Last month, 86-year-old Toshiko Akiyoshi got her band back together at Jazz at Lincoln Center’s Frederick P. Rose Hall.
She’d gone solo, again, in 2003 (at age 74), to get reacquainted with her first love, the piano. It was a love affair that began 70 years ago.
Born in China to Japanese parents, Akiyoshi returned with her family to Japan following World War II, and soon discovered jazz. By the early ’50s, she was playing in clubs, where American pianist Oscar Peterson first heard her play.

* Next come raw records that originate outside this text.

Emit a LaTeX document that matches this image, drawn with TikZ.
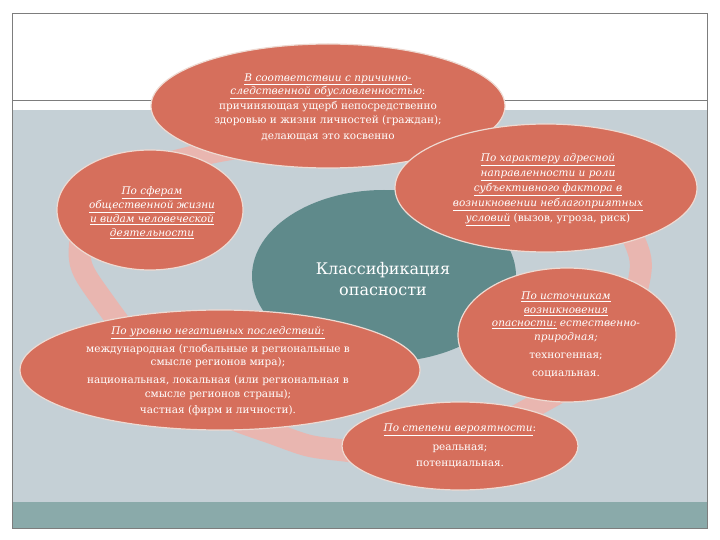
\documentclass[tikz,border=0pt]{standalone}
\usepackage{fontspec}
\setmainfont{DejaVu Serif}
\definecolor{salmon}{RGB}{214,111,92}
\definecolor{bluegray}{RGB}{197,208,214}
\definecolor{tealblob}{RGB}{95,138,139}
\definecolor{tealbar}{RGB}{138,170,170}
\definecolor{pinkring}{RGB}{233,182,176}
\definecolor{halo}{RGB}{238,218,210}
\definecolor{framegray}{RGB}{125,125,125}
\newcommand{\uit}[1]{\underline{\itshape #1}}

\begin{document}
\begin{tikzpicture}[x=1pt,y=-1pt]
        \tikzstyle{blob}=[fill=salmon,draw=halo,line width=1.2pt]
        \tikzstyle{txt}=[text=white,align=center,inner sep=0pt,font=\fontsize{10.5}{13.5}\selectfont]
        \tikzstyle{title}=[text=white,align=center,inner sep=0pt,font=\fontsize{16}{21}\selectfont]
        \useasboundingbox (0,0) rectangle (720,540);
        \fill[white] (0,0) rectangle (720,540);
        \fill[bluegray] (12,110) rectangle (707,502);
        \fill[tealbar] (12,502) rectangle (707,528);
        \draw[framegray] (12,100) -- (707,100);
        \draw[framegray] (12,13) rectangle (707,528);
        \draw[pinkring,line width=22pt] plot[smooth cycle,tension=0.7] coordinates {(330,140) (470,135) (590,172) (632,235) (638,285) (605,355) (540,403) (430,452) (340,450) (280,436) (185,392) (104,302) (80,245) (115,188) (205,154)};
        \fill[tealblob] (384,276) ellipse (132pt and 86pt);
        \filldraw[blob] (328,106) ellipse (177pt and 62pt);
        \filldraw[blob] (546,188) ellipse (151pt and 64pt);
        \filldraw[blob] (150,210) ellipse (93pt and 60pt);
        \filldraw[blob] (567,335) ellipse (109pt and 67pt);
        \filldraw[blob] (220,370) ellipse (200pt and 60pt);
        \filldraw[blob] (460,446) ellipse (118pt and 44pt);
        \node[title] (cls) at (383,279) {Классификация\\опасности};
        \node[txt] (cause) at (328,107) {\uit{В соответствии с причинно-}\\
                \uit{следственной обусловленностью}:\\[1.5pt]
                причиняющая ущерб непосредственно\\
                здоровью и жизни личностей (граждан);\\[2.5pt]
                делающая это косвенно};
        \node[txt] (addr) at (548,190) {\uit{По характеру адресной}\\[1.5pt]
                \uit{направленности и роли}\\[1.5pt]
                \uit{субъективного фактора в}\\[1.5pt]
                \uit{возникновении неблагоприятных}\\[1.5pt]
                \uit{условий} (вызов, угроза, риск)};
        \node[txt] (sphere) at (152,213) {\uit{По сферам}\\[0.5pt]
                \uit{общественной жизни}\\[0.5pt]
                \uit{и видам человеческой}\\[0.5pt]
                \uit{деятельности}};
        \node[txt] (source) at (566,335) {\uit{По источникам}\\
                \uit{возникновения}\\
                \uit{опасности:} {\itshape естественно-}\\
                {\itshape природная;}\\[4.5pt]
                техногенная;\\[4.5pt]
                социальная.};
        \node[txt] (level) at (218,371) {\uit{По уровню негативных последствий:}\\[4.5pt]
                международная (глобальные и региональные в\\
                смысле регионов мира);\\[4.5pt]
                национальная, локальная (или региональная в\\
                смысле регионов страны);\\[2.5pt]
                частная (фирм и личности).};
        \node[txt] (prob) at (460,446) {\uit{По степени вероятности}:\\[5pt]
                реальная;\\[2.5pt]
                потенциальная.};
\end{tikzpicture}
\end{document}
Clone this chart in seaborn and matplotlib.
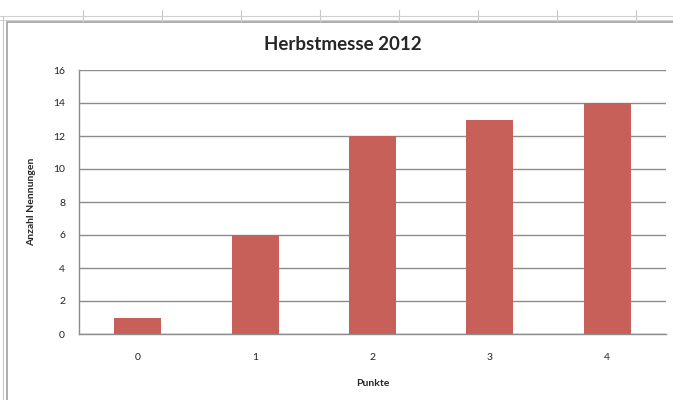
import numpy as np
import pandas as pd
import matplotlib
matplotlib.use("Agg")
import matplotlib.pyplot as plt
from matplotlib.lines import Line2D
from matplotlib.patches import Rectangle
import seaborn as sns

# data
punkte = ["0", "1", "2", "3", "4"]
nennungen = [1, 6, 12, 13, 14]
y_ticks = [0, 2, 4, 6, 8, 10, 12, 14, 16]

bar_color = "#C8605A"
grid_color = "#8C8C8C"

sns.set_style("white")
plt.rcParams["font.family"] = ["Lato", "DejaVu Sans"]

df = pd.DataFrame({"Punkte": punkte, "Anzahl": nennungen})

fig = plt.figure(figsize=(6.73, 4.0), dpi=100)

# spreadsheet background: column lines at top and chart frame
for xf in np.arange(83, 673, 79) / 673:
    fig.add_artist(Line2D([xf, xf], [1 - 10 / 400, 1 - 22 / 400], color="#C8C8C8", lw=0.8))
fig.add_artist(Line2D([0, 1], [1 - 16 / 400, 1 - 16 / 400], color="#D0D0D0", lw=0.8))
fig.add_artist(Line2D([0, 1], [1 - 20 / 400, 1 - 20 / 400], color="#D0D0D0", lw=0.8))
fig.add_artist(Line2D([3 / 673, 3 / 673], [0, 1 - 16 / 400], color="#C8C8C8", lw=0.8))
fig.add_artist(Rectangle((7 / 673, -0.01), 1, 1 - 22 / 400 + 0.01,
                         transform=fig.transFigure, fill=False,
                         edgecolor="#A0A0A0", lw=1.2))

ax = fig.add_axes([79 / 673, 66 / 400, 587 / 673, 264 / 400])
sns.barplot(data=df, x="Punkte", y="Anzahl", color=bar_color, width=0.4,
            saturation=1, linewidth=0, ax=ax)

ax.set_xlim(-0.5, len(punkte) - 0.5)
ax.set_ylim(0, 16)
ax.set_yticks(y_ticks)
ax.yaxis.grid(True, color=grid_color, lw=1)
ax.set_axisbelow(True)

for side in ["top", "right"]:
    ax.spines[side].set_visible(False)
for side in ["left", "bottom"]:
    ax.spines[side].set_color(grid_color)
    ax.spines[side].set_linewidth(1)

ax.set_xticks(np.arange(-0.5, len(punkte), 1), minor=True)
ax.tick_params(axis="x", which="major", length=0, pad=14, labelsize=7.5)
ax.tick_params(axis="x", which="minor", length=4, color=grid_color, width=1,
               direction="out")
ax.tick_params(axis="y", length=4, color=grid_color, width=1, direction="out",
               labelsize=7.5, pad=6)
ax.tick_params(axis="both", colors="#222222", which="major")
ax.tick_params(axis="x", which="minor", colors=grid_color)

ax.set_xlabel("Punkte", fontsize=7.5, fontweight="bold", labelpad=12)
ax.set_ylabel("Anzahl Nennungen", fontsize=7.5, fontweight="bold", labelpad=12)
# title is centred on the chart frame, not on the plot area
fig.text(343 / 673, 1 - 44 / 400, "Herbstmesse 2012", fontsize=13.5,
         fontweight="bold", ha="center", va="center")

fig.savefig("out.png", dpi=100)
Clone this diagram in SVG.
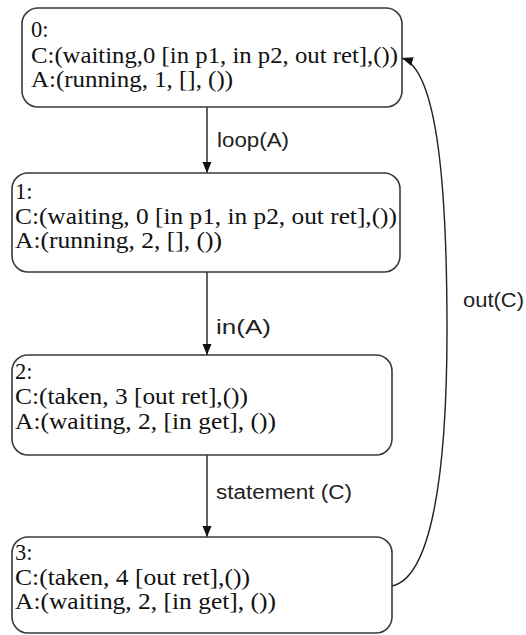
<svg xmlns="http://www.w3.org/2000/svg" width="526" height="635" viewBox="0 0 526 635">
<defs>
<style>
.box{fill:#fff;stroke:#3a3a3a;stroke-width:1.6}
.nt{font-family:"Liberation Serif","Times New Roman",serif;font-size:22.5px;fill:#111}
.el{font-family:"Liberation Sans",Arial,sans-serif;font-size:20px;fill:#222}
.edge{fill:none;stroke:#222;stroke-width:1.4}
</style>
<marker id="ah" markerUnits="userSpaceOnUse" markerWidth="12" markerHeight="10" refX="11" refY="4.5" orient="auto">
<path d="M0,0 L11,4.5 L0,9 z" fill="#111"/>
</marker>
</defs>
<rect width="526" height="635" fill="#fff"/>
<g id="connectors">
<line class="edge" x1="207" y1="107" x2="207" y2="173" marker-end="url(#ah)"/>
<line class="edge" x1="207" y1="272" x2="207" y2="355" marker-end="url(#ah)"/>
<line class="edge" x1="207" y1="455" x2="207" y2="537" marker-end="url(#ah)"/>
<path class="edge" d="M392,586 C430,578 447,480 447,330 C447,190 438,70 402,58" marker-end="url(#ah)"/>
<text class="el" x="217" y="147" textLength="72" lengthAdjust="spacingAndGlyphs">loop(A)</text>
<text class="el" x="216" y="334" textLength="55" lengthAdjust="spacingAndGlyphs">in(A)</text>
<text class="el" x="216" y="499" textLength="136" lengthAdjust="spacingAndGlyphs">statement (C)</text>
<text class="el" x="463" y="307" textLength="61" lengthAdjust="spacingAndGlyphs">out(C)</text>
</g>
<g id="node0">
<rect class="box" x="22" y="8" width="380" height="99" rx="16"/>
<text class="nt" x="31" y="37">0:</text>
<text class="nt" x="31" y="63" textLength="367" lengthAdjust="spacingAndGlyphs">C:(waiting,0 [in p1, in p2, out ret],())</text>
<text class="nt" x="31" y="87" textLength="202" lengthAdjust="spacingAndGlyphs">A:(running, 1, [], ())</text>
</g>
<g id="node1">
<rect class="box" x="12" y="173" width="388" height="99" rx="16"/>
<text class="nt" x="15" y="199">1:</text>
<text class="nt" x="15" y="224" textLength="382" lengthAdjust="spacingAndGlyphs">C:(waiting, 0 [in p1, in p2, out ret],())</text>
<text class="nt" x="15" y="248" textLength="207" lengthAdjust="spacingAndGlyphs">A:(running, 2, [], ())</text>
</g>
<g id="node2">
<rect class="box" x="12" y="355" width="380" height="100" rx="16"/>
<text class="nt" x="15" y="379">2:</text>
<text class="nt" x="15" y="404" textLength="233" lengthAdjust="spacingAndGlyphs">C:(taken, 3 [out ret],())</text>
<text class="nt" x="15" y="429" textLength="261" lengthAdjust="spacingAndGlyphs">A:(waiting, 2, [in get], ())</text>
</g>
<g id="node3">
<rect class="box" x="12" y="537" width="380" height="96" rx="16"/>
<text class="nt" x="15" y="560">3:</text>
<text class="nt" x="15" y="585" textLength="235" lengthAdjust="spacingAndGlyphs">C:(taken, 4 [out ret],())</text>
<text class="nt" x="15" y="609" textLength="261" lengthAdjust="spacingAndGlyphs">A:(waiting, 2, [in get], ())</text>
</g>
</svg>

He was instrumental in getting Akiyoshi into the studio, where Peterson’s rhythm section backed her on her first recording session in 1953.
She moved to the U.S. in 1956, becoming the first Japanese student at the Berklee School of Music (now Berklee College of Music) in Boston.
Akiyoshi played in various combos in the ’60s, including a stint with Charles Mingus, at a time when female players, not to mention Japanese players, were rare. Discrimination came with the territory.
"In those days, 'Japanese play jazz, really?' And when it come to girl — 'Really, really?' kind of thing," she recently told NPR's Tom Vitale.
She persevered, and with husband and saxophonist Lew Tabackin, she put together a group of stellar musicians in the early 1970s, reimagining big-band jazz in the new decade, with a powerful woodwind section and the occasional Japanese flourish.
Grammy nominations, critical accolades and honors would follow. In 2007, she received a National Endowment for the Arts Jazz Master award, recognizing exceptional contributions to the advancement of jazz. Akiyoshi shares that honor with a who’s who of jazz, including Miles Davis, Dizzy Gillespie and Ella Fitzgerald.